Your containerized app is humming, your CI pipeline runs clean, and yet your credentials dance across environments like confetti. You want ECS tasks to pull secrets without sharing keys, but the usual IAM role juggling act feels painfully manual. This is exactly where ECS OIDC earns its keep.
ECS (Amazon Elastic Container Service) manages container clusters. OIDC (OpenID Connect) defines a trusted identity layer used by many providers such as Okta and AWS IAM Roles Anywhere. Together, ECS OIDC lets your containers assume temporary credentials securely, based on real identity proof rather than static API keys. It’s the difference between “we hope this key stays hidden” and “this task authentically proves who it is.”
When you set up ECS OIDC, each task or service presentation follows an identity flow. ECS authenticates via an OIDC provider, exchanges a signed token, and gets scoped, short-lived access to AWS APIs or other connected systems. The magic is not the token itself, it’s how it validates trust without persistent secrets checked into configs or sitting in parameter stores.

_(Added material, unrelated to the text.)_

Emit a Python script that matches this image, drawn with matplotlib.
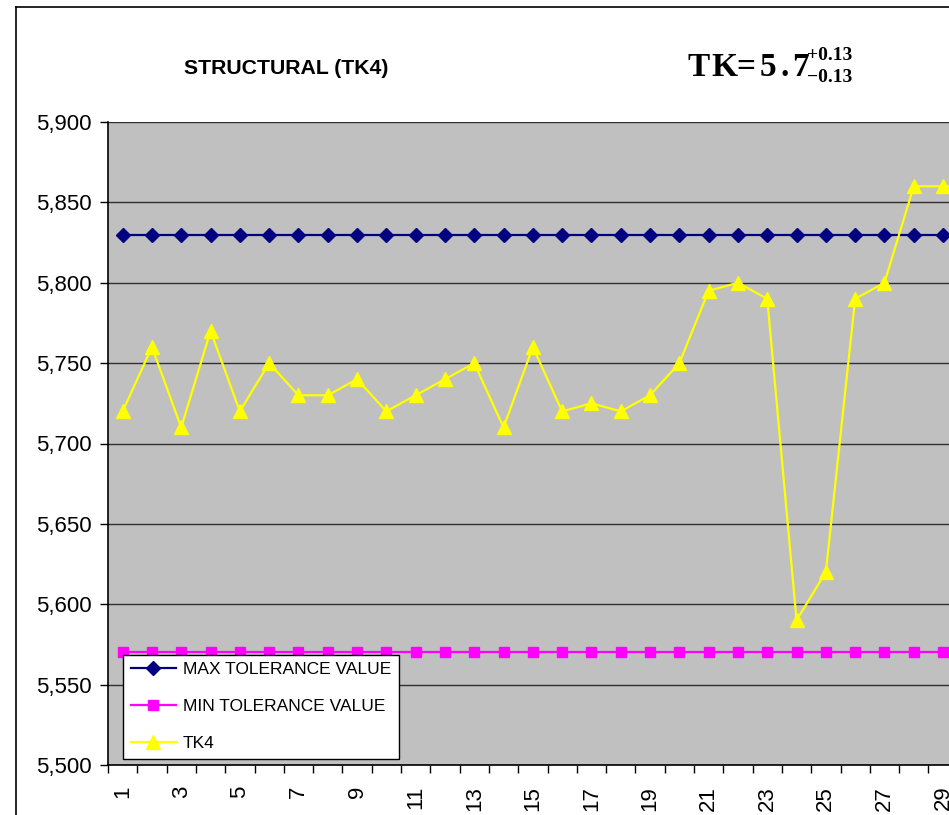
import matplotlib
matplotlib.use("Agg")
import matplotlib.pyplot as plt
from matplotlib.lines import Line2D
from matplotlib.ticker import FuncFormatter, FixedLocator

categories = list(range(1, 31))
max_tol = [5.83] * 30
min_tol = [5.57] * 30
tk4 = [5.720, 5.760, 5.710, 5.770, 5.720, 5.750, 5.730, 5.730, 5.740, 5.720,
       5.730, 5.740, 5.750, 5.710, 5.760, 5.720, 5.725, 5.720, 5.730, 5.750,
       5.795, 5.800, 5.790, 5.590, 5.620, 5.790, 5.800, 5.860, 5.860, 5.860]
x_ticklabels = [str(i) for i in range(1, 31, 2)]

W, H = 949, 815
fig = plt.figure(figsize=(W / 100, H / 100), dpi=100)
fig.patch.set_facecolor("white")

# outer chart border (only top/left visible in the crop)
fig.add_artist(Line2D([16 / W, 16 / W], [0, 1 - 7 / H], transform=fig.transFigure, color="black", lw=1.2))
fig.add_artist(Line2D([16 / W, 1], [1 - 7 / H, 1 - 7 / H], transform=fig.transFigure, color="black", lw=1.2))

left, top, bottom = 108, 122, 765
width = 879
ax = fig.add_axes([left / W, (H - bottom) / H, width / W, (bottom - top) / H])
ax.set_facecolor("#C0C0C0")

ax.plot(categories, max_tol, color="#000080", lw=1.6, marker="D", ms=7, mfc="#000080", mec="#000080",
        label="MAX TOLERANCE VALUE", clip_on=False, zorder=3)
ax.plot(categories, min_tol, color="#FF00FF", lw=1.6, marker="s", ms=7.5, mfc="#FF00FF", mec="#FF00FF",
        label="MIN TOLERANCE VALUE", clip_on=False, zorder=3)
ax.plot(categories, tk4, color="#FFFF00", lw=1.6, marker="^", ms=10, mfc="#FFFF00", mec="#FFFF00",
        label="TK4", clip_on=False, zorder=4)

ax.set_xlim(0.5, 30.5)
ax.set_ylim(5.5, 5.9)
yt = [5.5 + 0.05 * i for i in range(9)]
ax.set_yticks(yt)
ax.yaxis.set_major_formatter(FuncFormatter(lambda v, p: f"{v:.3f}".replace(".", ",")))
ax.grid(axis="y", color="#303030", lw=1.0)
ax.set_axisbelow(True)

ax.xaxis.set_major_locator(FixedLocator(list(range(1, 31, 2))))
ax.set_xticklabels(x_ticklabels, rotation=90, fontsize=16, family="Liberation Sans")
ax.tick_params(axis="x", which="major", length=0, pad=15)
ax.xaxis.set_minor_locator(FixedLocator([i + 0.5 for i in range(0, 31)]))
ax.tick_params(axis="x", which="minor", length=6, width=1, color="black", direction="out")
ax.tick_params(axis="y", length=6, width=1, color="black", direction="out", labelsize=16, pad=6)
for lab in ax.get_yticklabels():
    lab.set_family("Liberation Sans")

for s in ["top", "right"]:
    ax.spines[s].set_visible(False)
ax.spines["left"].set_color("black")
ax.spines["bottom"].set_color("black")
ax.spines["left"].set_linewidth(1.2)
ax.spines["bottom"].set_linewidth(1.2)

leg = ax.legend(loc="lower left", bbox_to_anchor=(123 / W, (H - 759) / H), bbox_transform=fig.transFigure,
                frameon=True, fancybox=False, edgecolor="black", facecolor="white", framealpha=1,
                prop={"family": "Liberation Sans", "size": 12.5}, handlelength=2.6, labelspacing=1.25,
                borderpad=0.45, handletextpad=0.4, borderaxespad=0)
leg.get_frame().set_linewidth(1.0)

fig.text(286 / W, 1 - 68 / H, "STRUCTURAL (TK4)", ha="center", va="center", fontsize=15.3,
         fontweight="bold", family="Liberation Sans")
# TK = 5.7 with tolerance superscript/subscript
base_y = 1 - 76 / H
for s, xc in [("T", 699), ("K", 724), ("=", 746), ("5", 768), (".", 785), ("7", 800)]:
    fig.text(xc / W, base_y, s, ha="center", va="baseline", fontsize=24,
             fontweight="bold", family="Liberation Serif")
fig.text(807 / W, 1 - 55 / H, "+0.13", ha="left", va="center", fontsize=14,
         fontweight="bold", family="Liberation Serif")
fig.text(807 / W, 1 - 78 / H, "\u22120.13", ha="left", va="center", fontsize=14,
         fontweight="bold", family="Liberation Serif")

fig.savefig("out.png", dpi=100)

How do I connect ECS and OIDC?
Start by creating an IAM OIDC provider linked to your ECS tasks. Allow trust between that provider and your roles. Then configure task definitions to request credentials dynamically from this provider. Once in place, authentication happens invisibly for your developers—no hardcoded secrets, no manual credential rotation.
If you hit permission errors, check the role trust policies first. Most failures trace back to mismatched audience claims or missing assumptions in IAM configurations. Keep the audience field consistent and use managed policies to limit access. When in doubt, treat tokens like passports—clear expiration, careful validation, and minimal privileges.